Многоречивый французский историк[216]
, пересказав про великое умственное движение в своем отечестве в восьмнадцатом веке, которое, со свойственной его народу хвастливостью, он, не церемонясь, называет беспримерным, с любовью пересмотрев родные ему сокровища тогдашнего французского мышления, вдруг обрывисто останавливается и, внезапно переносясь от одного предмета к другому, продолжает:«Всему этому движению, увлекавшему целый народ, а может быть и большую часть человечества, как ни сильно, как ни всеобще, как ни неудержимо и как ни стремительно оно было, осмелился стать поперек человек, только один человек. Должно быть, этот человек был силен и мощи исполнен».
Затем французский историк благосклонно объявляет, вероятно, подозреваемому им в непроходимом невежестве читателю, что такого неустрашимца звали Жан-Жаком Руссо.
Что-то несколько похожее на неизмеримый взрыв нескончаемого изумления, произведенный первой речью великого женевца, повторилось у нас в России при появлении «чаадаевской статьи»[217]
.Около половины октября 1836 года разнесся с необыкновенной быстротой по Москве слух самого непостижимо странного и невероятного содержания.
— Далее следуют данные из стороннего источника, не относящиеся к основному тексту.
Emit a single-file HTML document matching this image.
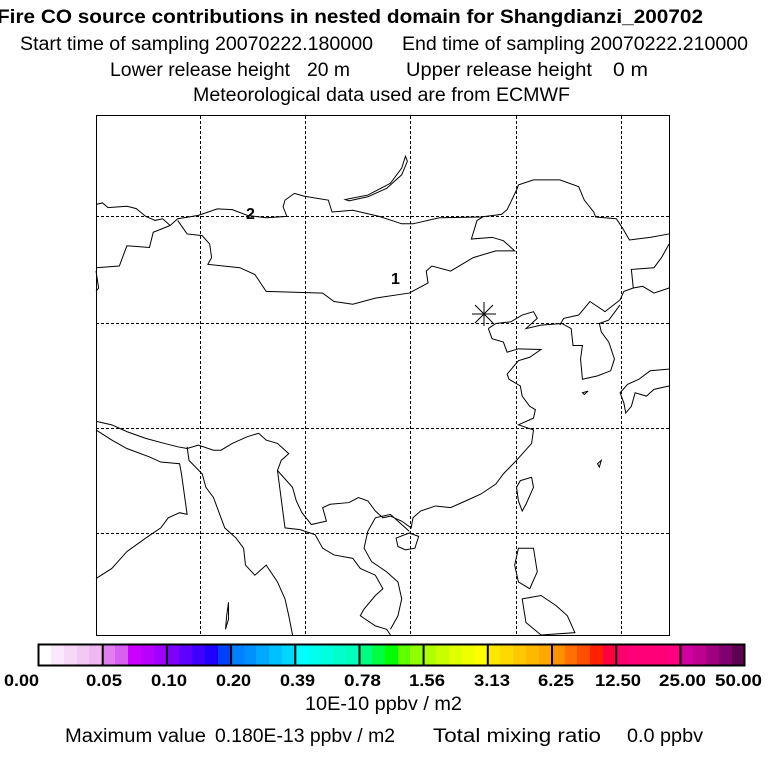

Вдруг, внезапно, без всякого приготовления стали говорить, и притом все, почти поголовно, о непонятной, неизъяснимой статье, помещенной в «Телескопе», будто бы извергавшей страшную хулу на Россию, будто бы отрицавшей в ней какую бы то ни было историческую жизнь, какое бы то ни было разумное существование, будто бы именовавшей ее прошедшее ничтожным, ее настоящее презренным, ее будущее несуществующим и немыслимым… Будто бы дерзновенный философ-историк, отступник вере праотцов и отечеству, друг за другом перебрав все проявления русской исторической жизни, не нашел в них ни одного, достойного благословения или сочувствия, и с отвращением и ужасом отворотился от протекшего бытия своего народа, неумолимо признавая всю целость его существования чудовищным вещественным фактом без внутреннего содержания, огромной аномалией, не чем другим, как отрицательным поучением человечеству и в нем пробелом, животным прозябанием, не согретым ни теплым чувством, ни самостоятельной мыслью… В безжалостном анализе он прямо и неуклонно указывал тому причины, и в их числе главною полагал недостаточность религиозного направления и развития, неправду и растление греческого православия, по милости которого считал Россию страною, находящеюся вне европейского христианского единения, а русских – народом почти нехристианским и таковым гораздо меньше, например, нежели народы протестантские.
Впоследствии, гораздо спустя, было сказано[218]
, и сказано чрезвычайно верно, что «Чаадаев в своей статье прочитал отходную русской жизни и русскому народу».